Moreno also graduated from Patagonia Union High School, then left the area after high school to join the U.S. Navy. Still a young man, he retired after 22 years in the Seabee – the Navy Construction Force – where he operated heavy equipment in countries from East Asia to South America. (And, Martinez points out, he retired as a Chief, the highest rank an enlisted soldier can hold.) After retirement, he earned a BS in Business from National University.
These two old friends started up a conversation, and then a relationship, when each was going through a divorce. Over time, they fell in love and moved back to Patagonia together. Moreno, who is the grandson of the late Rose (Posy) and Bill Piper, purchased his grandparents’ home on Blue Heaven Road, where the couple now lives. There he pursued his interest in smoking and barbecuing meats. Moreno says, “I’ve had a lot of help from my cousin, Nick Quiroga. There’s a lot to learn about smoking meats, and he really knows what he’s doing. He’s won barbecuing and smoking competitions.”
Now anyone who wonders how brisket suddenly showed up on the menu at the Ovens has their answer. The sandwich features a generous stack of smoked beef brisket, coleslaw, pickle and sauce on toasted bread, and if you don’t get there by mid-lunch hour, they may have run out. It’s been that popular, and the couple plans to expand that part of the business. They point out the brick area to the back of the patio where they hope, this spring, to put in a barbecue and smoker. (The Ollertons, who own the building, plan to upgrade the patio roof to handle the monsoon rains.) Future plans also include staying open for dinner and adding more “from scratch” items to the pastry case. Cakes are Martinez’s favorite medium for creativity.
Moreno and Martinez said it’s been an incredible learning curve and they feel they are just getting their feet under them.
“When Kim came home with the idea to buy the business, I was surprised, then excited, then nervous,” said Moreno. “Now we are constantly learning, about payroll, and supply ordering, and baking schedules… The list goes on.”
Martinez added, “If it weren’t for our staff supporting us, we don’t know how we’d be here today. And the public has been really patient. We have loved serving people, and being part of a new vibe in town. New people moving here and visiting, and new businesses. The restaurants here also support each other really well. We’re always trading ideas.”
As to the expanded hours, Martinez said she’s surprised that there are customers at that hour, but they come in. She mentioned one young man who works nights and lives alone. “I think he comes in just for company and conversation after his shift. We’re glad to be here for him. A lot of people seem to really enjoy visiting with us as they pick up their morning latte, pastry, or sandwich, or sit down to have breakfast.”

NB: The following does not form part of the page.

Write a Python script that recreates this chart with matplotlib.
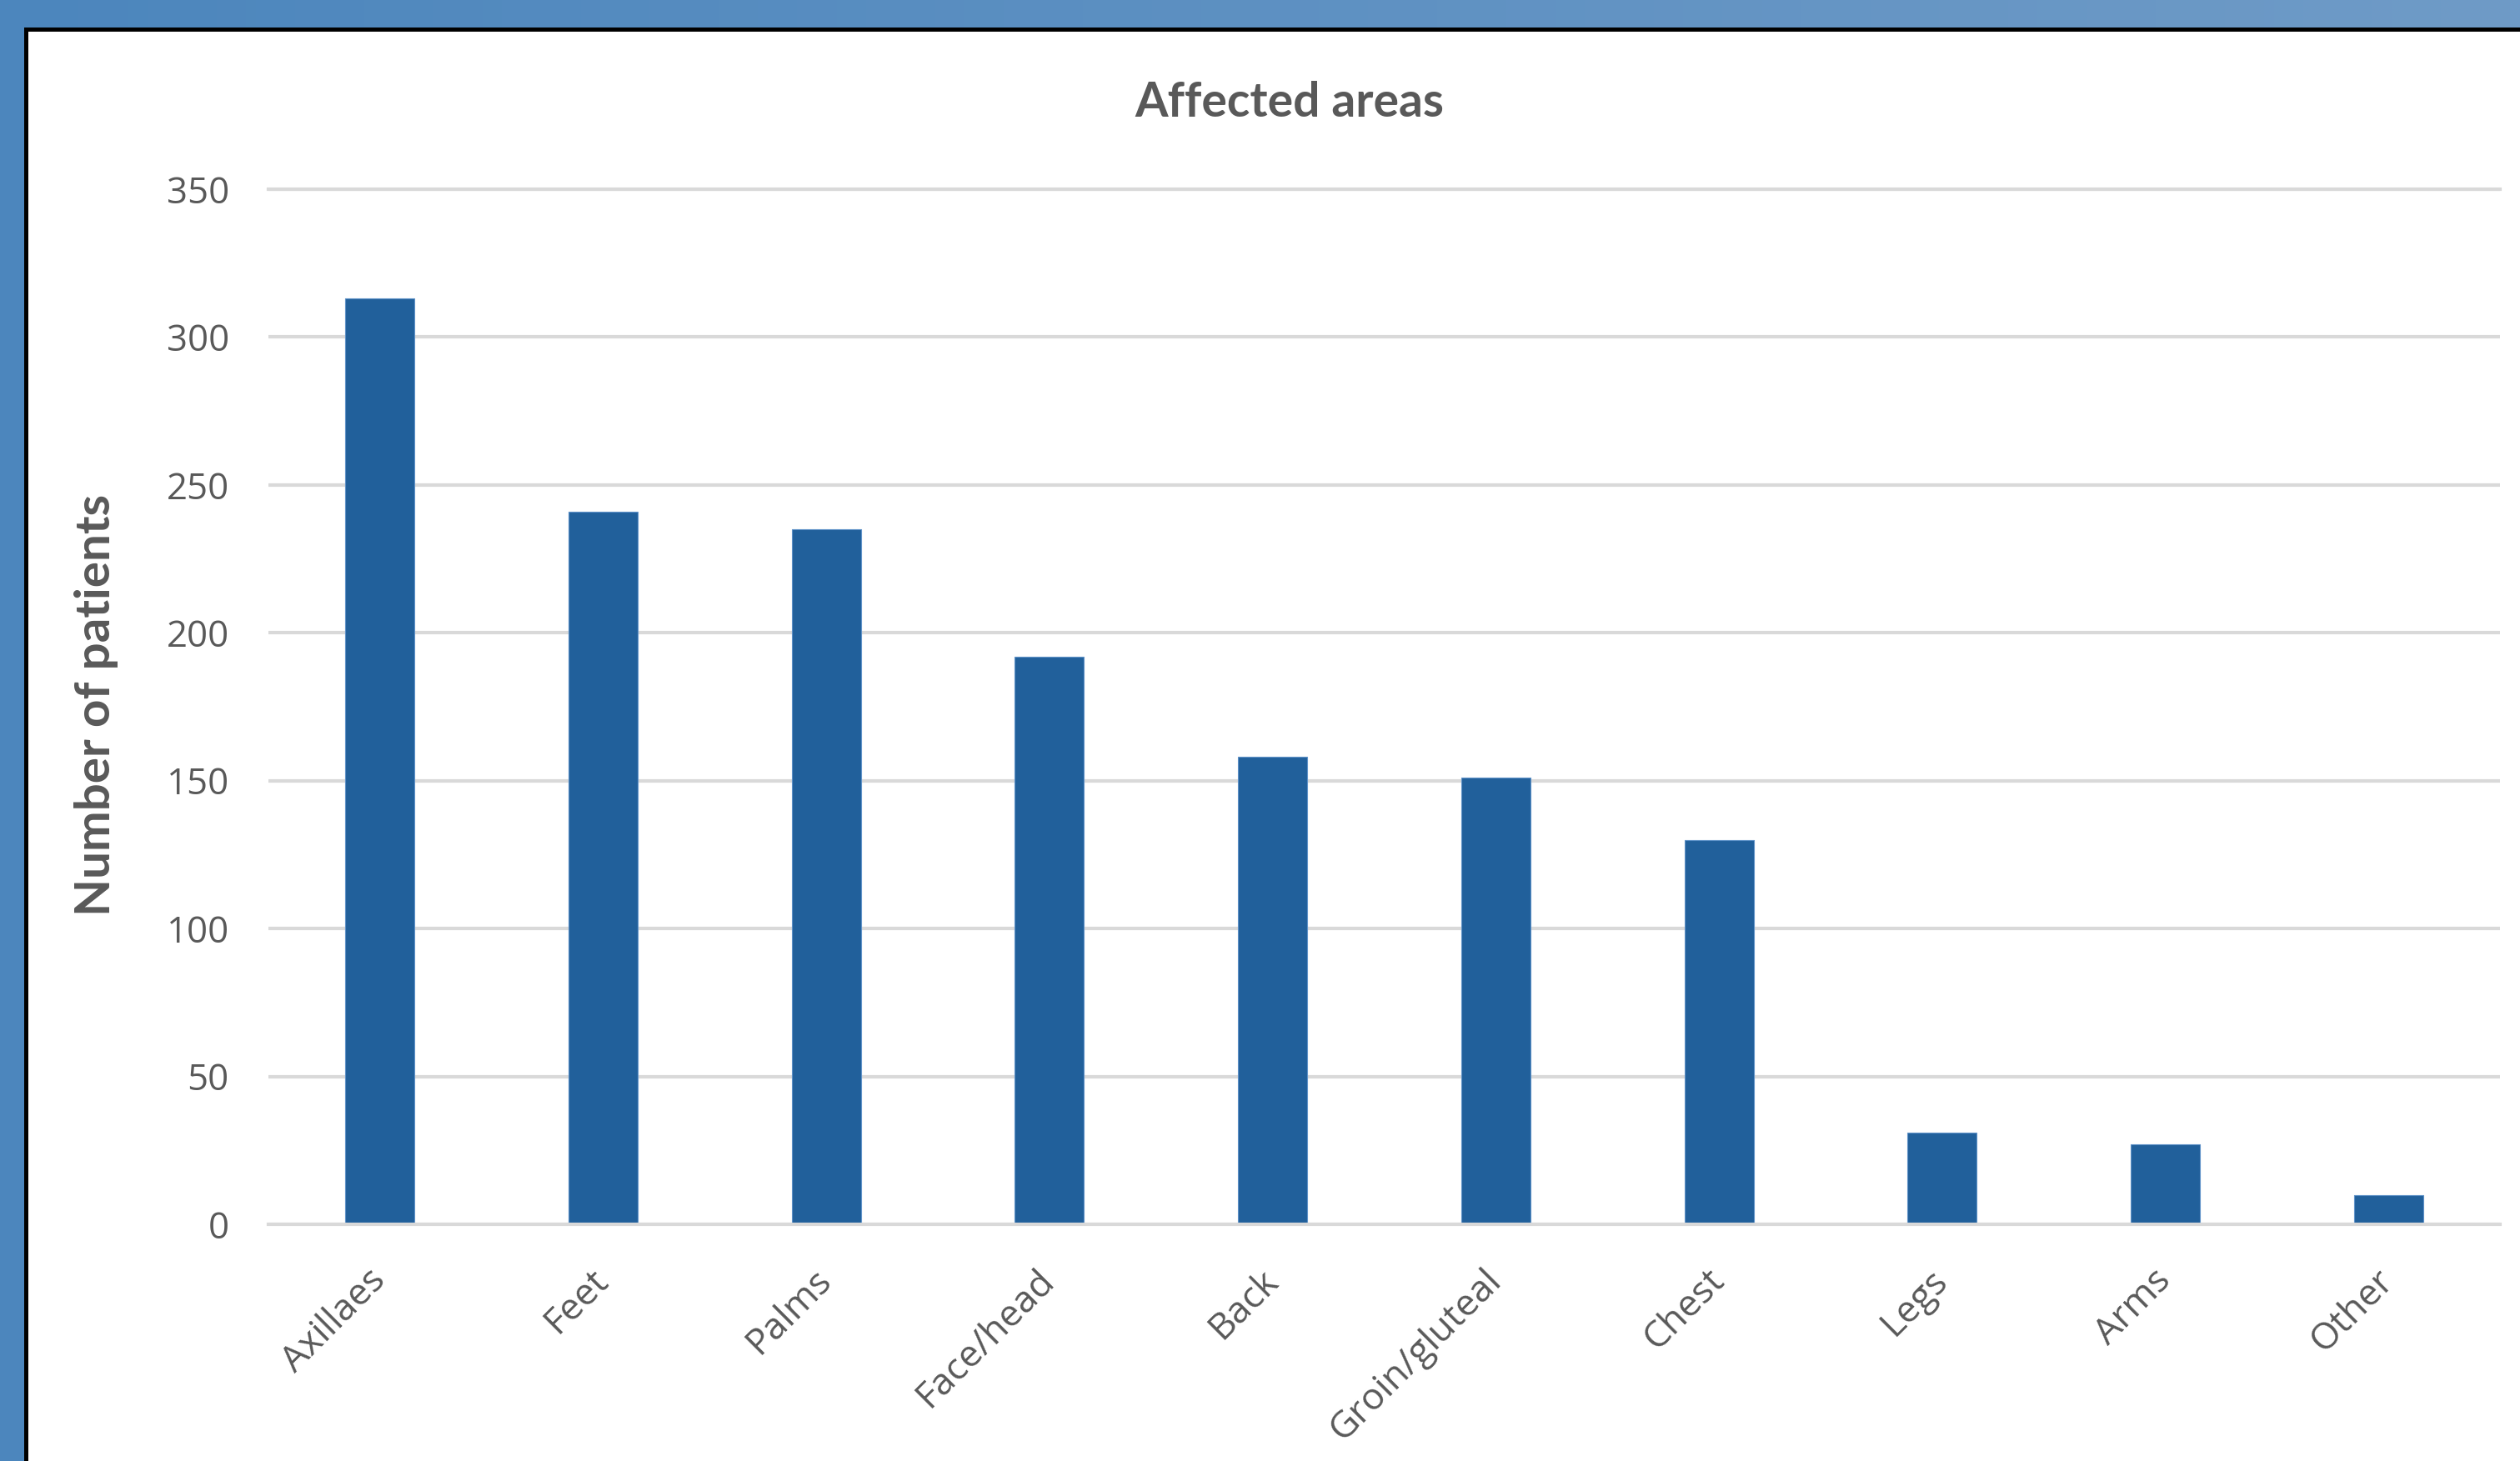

This begins another chapter in the history of the Ovens of Patagonia, which was started decades ago by CiCi Finley and her daughter-in-law Fay, in the now-former Velvet Elvis location on Naugle Ave. There were several owners, then it was reopened in its current spot on McKeown Ave. by the Ollertons in 2013. Now the baton has passed again. As Bonnie Maclean described it, “When you’re ready to retire from your business, you are so glad to pass it to the next generation. They’ve moved back to town and had a dream to do this, right at the time that I was thinking about retiring. It worked out so well.”
As for the couple themselves, who plan to marry sometime this year, Moreno summed it up for both of them. “After wanting so badly to go away when we were young, and having all the experiences we’ve had, we can’t think of anywhere else we’d rather be now.”
Ovens of Patagonia, 277 McKeown Ave., Patagonia. Hours: Mon-Tues 4a.m.-3p.m., Wed-Fri 4a.m.- 6pm, Sat-Sun 7a.m.-6p.m.